< back to publications

Design of a pseudo-log image transform hardware accelerator in a high-level synthesis-based memory management framework

Author(s): S. Butt, S. Mancini, F. Rousseau, L. Lavagno

Journal: Journal of Electronic Imaging

Volume: 23

Issue: 2

Pages: 053012

Doi : 10.1117/1.JEI.23.5.053012

The pseudo-log image transform belongs to a class of image processing kernels that generate memory references which are nonlinear functions of loop indices. Due to the nonlinearity of the memory references, the usual design methodologies do not allow efficient hardware implementation for nonlinear kernels. For optimized hardware implementation, these kernels require the creation of a customized memory hierarchy and efficient data/memory management strategy. We present the design and real-time hardware implementation of a pseudo-log image transform IP (hardware image processing engine) using a memory management framework.
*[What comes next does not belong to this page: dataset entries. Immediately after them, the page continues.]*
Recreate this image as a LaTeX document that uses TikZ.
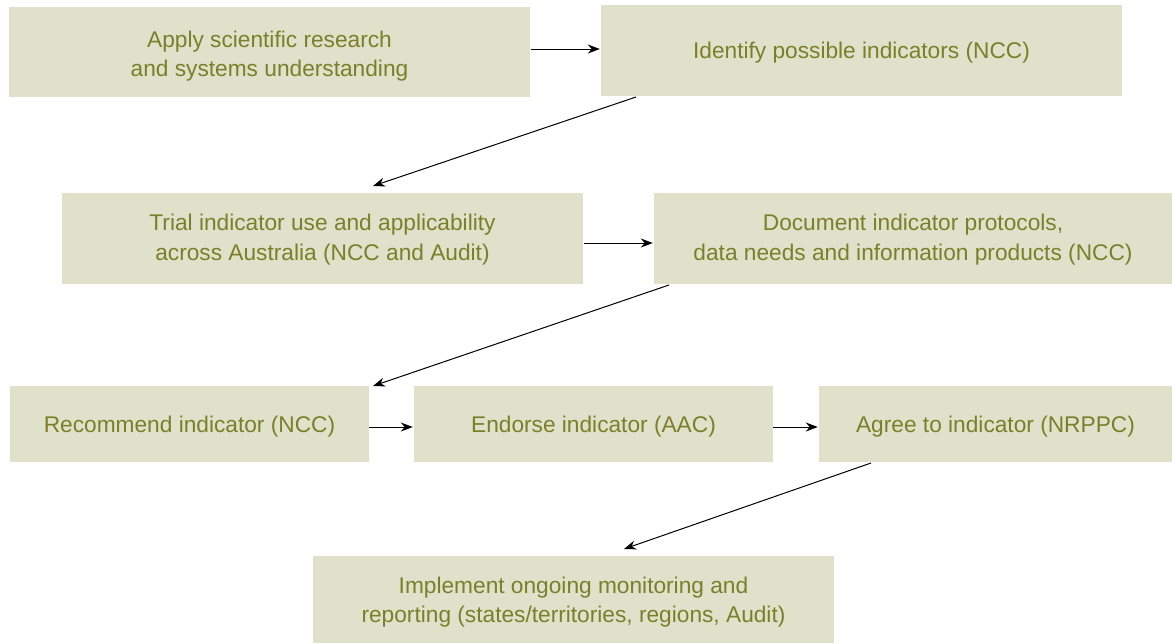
\documentclass[tikz,border=0pt]{standalone}
\usepackage{fontspec}
\setmainfont{Liberation Sans}
\usetikzlibrary{arrows.meta}
\definecolor{boxfill}{RGB}{224,225,203}
\definecolor{txt}{RGB}{122,128,40}
\begin{document}
\begin{tikzpicture}[x=1pt,y=-1pt,
  box/.style={fill=boxfill,draw=none,inner sep=0pt},
  lbl/.style={text=txt,align=center,font=\fontsize{22.7}{29.5}\selectfont,inner sep=0pt},
  arr/.style={-{Stealth[length=12pt,width=9pt]},line width=1pt}]
\useasboundingbox (0,0) rectangle (1172,643);
\node[box,minimum width=521,minimum height=90] (a) at (269.5,52) {};
\node[box,minimum width=521,minimum height=91] (b) at (861.5,50.5) {};
\node[box,minimum width=521,minimum height=91] (c) at (322.5,238.5) {};
\node[box,minimum width=518,minimum height=91] (d) at (913,238.5) {};
\node[box,minimum width=359,minimum height=76] (e) at (189.5,424) {};
\node[box,minimum width=359,minimum height=76] (f) at (593.5,424) {};
\node[box,minimum width=353,minimum height=76] (g) at (995.5,424) {};
\node[box,minimum width=521,minimum height=87] (h) at (573.5,599.5) {};
\node[lbl] (ta) at ([yshift=-4pt]a.center) {Apply scientific research\\and systems understanding};
\node[lbl] (tb) at ([yshift=-2.5pt]b.center) {Identify possible indicators (NCC)};
\node[lbl] (tc) at ([yshift=-1pt]c.center) {Trial indicator use and applicability\\across Australia (NCC and Audit)};
\node[lbl] (td) at ([yshift=-1pt]d.center) {Document indicator protocols,\\data needs and information products (NCC)};
\node[lbl] (te) at ([yshift=-2.5pt]e.center) {Recommend indicator (NCC)};
\node[lbl] (tf) at ([yshift=-2.5pt]f.center) {Endorse indicator (AAC)};
\node[lbl] (tg) at ([yshift=-2.5pt]g.center) {Agree to indicator (NRPPC)};
\node[lbl] (th) at ([yshift=-2.5pt]h.center) {Implement ongoing monitoring and\\reporting (states/territories, regions, Audit)};
\coordinate (c1) at (373,186);
\coordinate (c2) at (373,386);
\coordinate (c3) at (624,549);
\draw[arr] (a.east |- 0,49) ++(1,0) -- ([xshift=-1pt]b.west |- 0,49);
\draw[arr] (636,97) -- (c1);
\draw[arr] ([xshift=1pt]c.east |- 0,243) -- ([xshift=-1pt]d.west |- 0,243);
\draw[arr] (669,285) -- (c2);
\draw[arr] (e.east |- 0,427) -- ([xshift=-1pt]f.west |- 0,427);
\draw[arr] (f.east |- 0,427) -- ([xshift=-1pt]g.west |- 0,427);
\draw[arr] (871,463) -- (c3);
\end{tikzpicture}
\end{document}
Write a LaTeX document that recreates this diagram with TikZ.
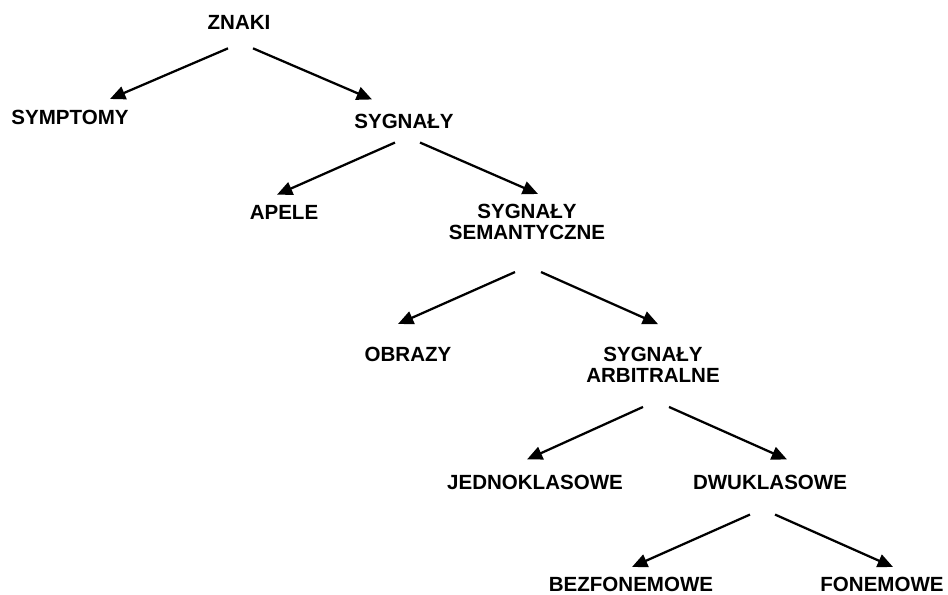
\documentclass[tikz,border=0pt]{standalone}
\usepackage{fontspec}
\setmainfont{Liberation Sans}
\usetikzlibrary{arrows.meta}

\begin{document}
\begin{tikzpicture}
[x=0.75pt,y=-0.75pt,
 word/.style={inner sep=0pt,align=center,font=\bfseries\fontsize{15.4}{15.75}\selectfont},
 arr/.style={line width=1.7pt,-{Triangle[length=11.5pt,width=10pt]}}]
\useasboundingbox (0,0) rectangle (948,594);
\node[word](znaki) at (239,22){ZNAKI};
\node[word](symptomy) at (70,117.5){SYMPTOMY};
\node[word](sygnaly) at (404,121){SYGNAŁY};
\node[word](apele) at (284,212){APELE};
\node[word](semant) at (527,222){SYGNAŁY\\SEMANTYCZNE};
\node[word](obrazy) at (408,354.5){OBRAZY};
\node[word](arbitr) at (653,365){SYGNAŁY\\ARBITRALNE};
\node[word](jedno) at (535,482){JEDNOKLASOWE};
\node[word](dwu) at (770,482){DWUKLASOWE};
\node[word](bez) at (631,584.5){BEZFONEMOWE};
\node[word](fon) at (882,584.5){FONEMOWE};
\draw[arr] ([shift={(-11,19)}]znaki.south) -- ([shift={(40,-11)}]symptomy.north);
\draw[arr] ([shift={(14,19)}]znaki.south) -- ([shift={(-32,-14)}]sygnaly.north);
\draw[arr] ([shift={(-9,14)}]sygnaly.south) -- ([shift={(-7,-10)}]apele.north);
\draw[arr] ([shift={(16,14)}]sygnaly.south) -- ([shift={(11,-10)}]semant.north);
\draw[arr] ([shift={(-12,32)}]semant.south) -- ([shift={(-10,-23)}]obrazy.north);
\draw[arr] ([shift={(14,32)}]semant.south) -- ([shift={(5,-23)}]arbitr.north);
\draw[arr] ([shift={(-10,24)}]arbitr.south) -- ([shift={(-8,-15)}]jedno.north);
\draw[arr] ([shift={(16,24)}]arbitr.south) -- ([shift={(17,-15)}]dwu.north);
\draw[arr] ([shift={(-20,25)}]dwu.south) -- ([shift={(1,-10)}]bez.north);
\draw[arr] ([shift={(5,25)}]dwu.south) -- ([shift={(11,-10)}]fon.north);
\end{tikzpicture}
\end{document}
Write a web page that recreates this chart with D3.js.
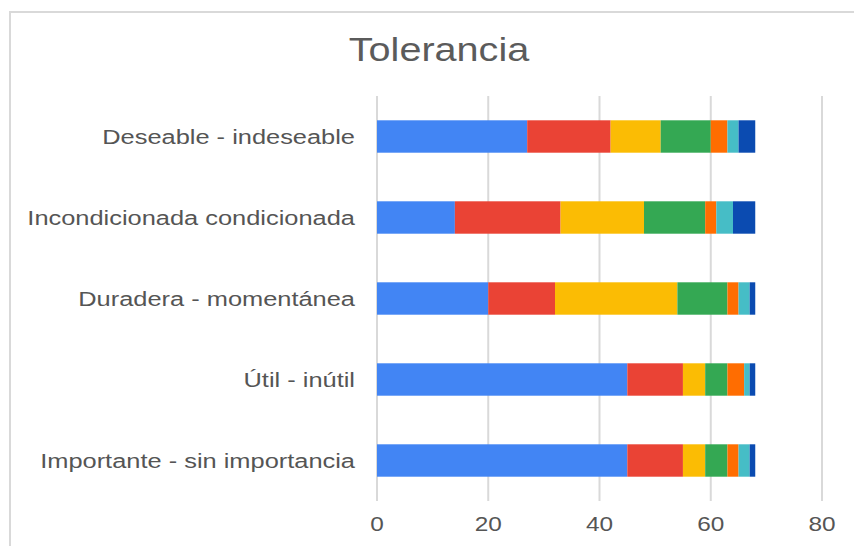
<!DOCTYPE html>
<meta charset="utf-8">
<script src="https://cdn.jsdelivr.net/npm/d3@7"></script>
<style>
body {
  margin: 0;
  background-color: #ffffff;
}
svg text {
  font-family: "Liberation Sans", Arial, sans-serif;
}
.grid line {
  stroke: #d9d9d9;
  stroke-width: 2px;
}
</style>
<body>
<div id="chart"></div>
</body>
<script>
var categories = ["Deseable - indeseable", "Incondicionada condicionada", "Duradera - momentánea", "Útil - inútil", "Importante - sin importancia"];
var serie1 = [27, 14, 20, 45, 45];
var serie2 = [15, 19, 12, 10, 10];
var serie3 = [9, 15, 22, 4, 4];
var serie4 = [9, 11, 9, 4, 4];
var serie5 = [3, 2, 2, 3, 2];
var serie6 = [2, 3, 2, 1, 2];
var serie7 = [3, 4, 1, 1, 1];
var ticks = [0, 20, 40, 60, 80];
var colors = ["#4285F4", "#EA4335", "#FBBC04", "#34A853", "#FF6D01", "#46BDC6", "#0B4BB1"];

var series = [serie1, serie2, serie3, serie4, serie5, serie6, serie7];
var keys = series.map(function(s, i) { return "s" + i; });
var rows = categories.map(function(c, j) {
  var r = {cat: c};
  series.forEach(function(s, i) { r["s" + i] = s[j]; });
  return r;
});

var width = 854, height = 546;
var stretch = 1.27;

var svg = d3.select("#chart").append("svg")
    .attr("width", width)
    .attr("height", height);

// frame (only top and left edges show)
svg.append("path")
    .attr("d", "M10,546V12H854")
    .attr("fill", "none")
    .attr("stroke", "#d9d9d9")
    .attr("stroke-width", 2);

svg.append("text")
    .attr("transform", "translate(439,61) scale(1.2,1)")
    .attr("text-anchor", "middle")
    .style("font-size", "33px")
    .style("fill", "#5b5b5b")
    .text("Tolerancia");

var x = d3.scaleLinear().domain([0, 80]).range([377, 822]);
var y = d3.scaleBand().domain(categories).range([96, 501]).paddingInner(0.6).paddingOuter(0.3);

svg.append("g")
    .attr("class", "grid")
    .selectAll("line")
    .data(ticks)
    .enter().append("line")
    .attr("x1", function(d) { return x(d); })
    .attr("x2", function(d) { return x(d); })
    .attr("y1", 96)
    .attr("y2", 501);

var stacked = d3.stack().keys(keys)(rows);

svg.selectAll(".layer")
    .data(stacked)
    .enter().append("g")
    .attr("class", "layer")
    .attr("fill", function(d, i) { return colors[i]; })
    .selectAll("rect")
    .data(function(d) { return d; })
    .enter().append("rect")
    .attr("x", function(d) { return x(d[0]); })
    .attr("width", function(d) { return x(d[1]) - x(d[0]); })
    .attr("y", function(d) { return y(d.data.cat); })
    .attr("height", y.bandwidth());

svg.selectAll(".cat")
    .data(categories)
    .enter().append("text")
    .attr("class", "cat")
    .attr("transform", function(d) { return "translate(355," + (y(d) + y.bandwidth() / 2) + ") scale(" + stretch + ",1)"; })
    .attr("text-anchor", "end")
    .attr("dy", "0.36em")
    .style("font-size", "20px")
    .style("fill", "#555555")
    .text(function(d) { return d; });

svg.selectAll(".tick")
    .data(ticks)
    .enter().append("text")
    .attr("class", "tick")
    .attr("transform", function(d) { return "translate(" + x(d) + ",531) scale(1.22,1)"; })
    .attr("text-anchor", "middle")
    .style("font-size", "20px")
    .style("fill", "#555555")
    .text(function(d) { return d; });
</script>
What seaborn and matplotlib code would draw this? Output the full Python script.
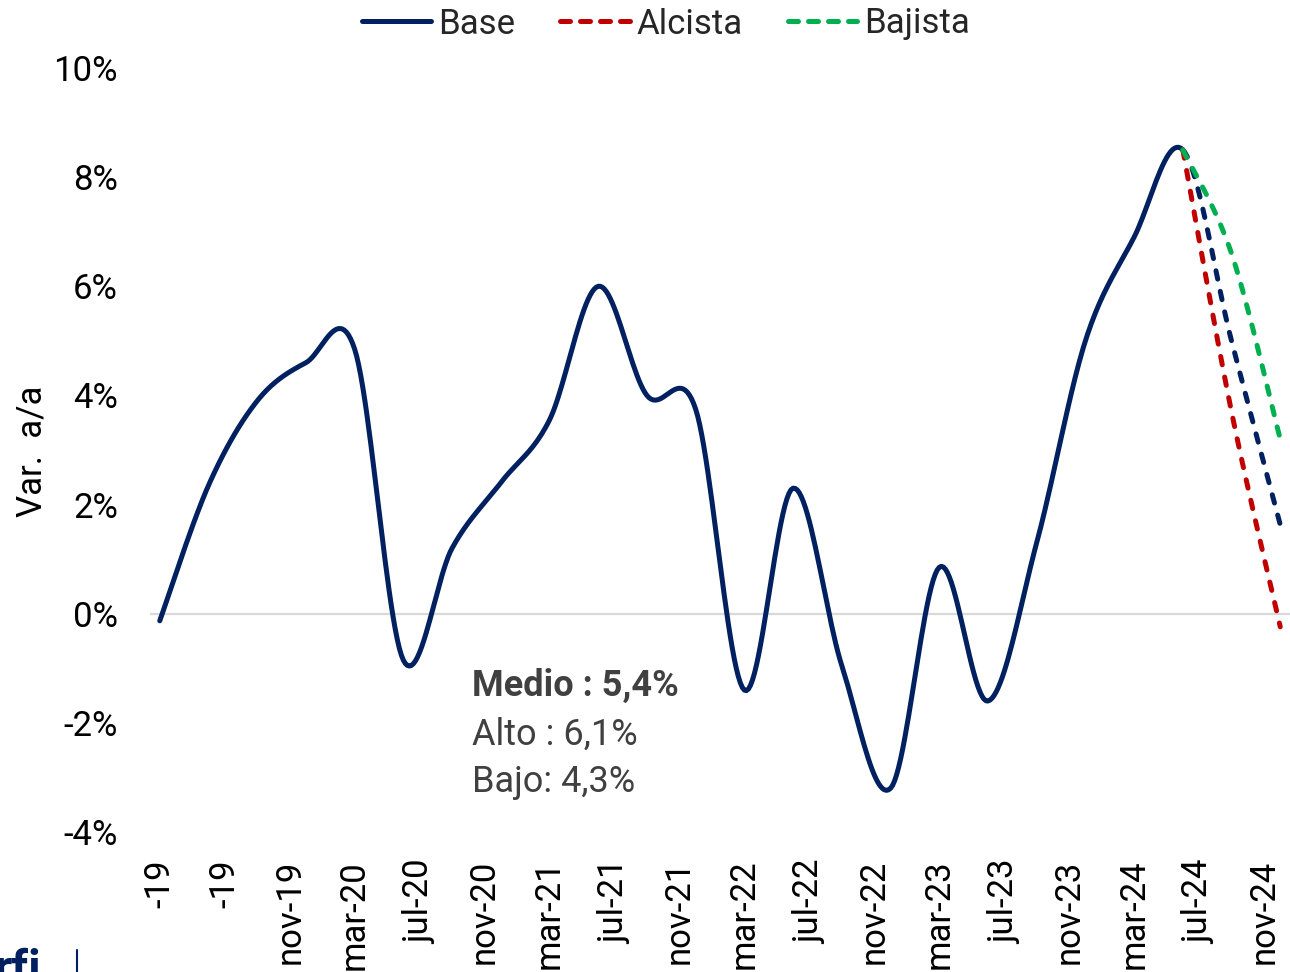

The framework generates a controller which efficiently manages input data movement in the form of tiles between off-chip main memory, on-chip memory, and the core processing unit. The framework can jointly optimize the memory hierarchy and the tile computation schedule to reduce on-chip memory requirements, to maximize throughput, and to increase data reuse for reducing off-chip memory bandwidth requirements. The algorithmic C++ description of the pseudo-log kernel is profiled in the framework to generate an enhanced description with a customized memory hierarchy. The enhanced description of the kernel is then used for high-level synthesis (HLS) to perform architectural design space exploration in order to find an optimal implementation under given performance constraints. The optimized register transfer level implementation of the IP generated after HLS is used for performance estimation. The performance estimation is done in a simulation framework to characterize the IP with different external off-chip memory latencies and a variety of data transfer policies. Experimental results show that the designed IP can be used for real-time implementation and that the generated memory hierarchy is capable of feeding the IP with a sufficiently high bandwidth even in the presence of long external memory latencies.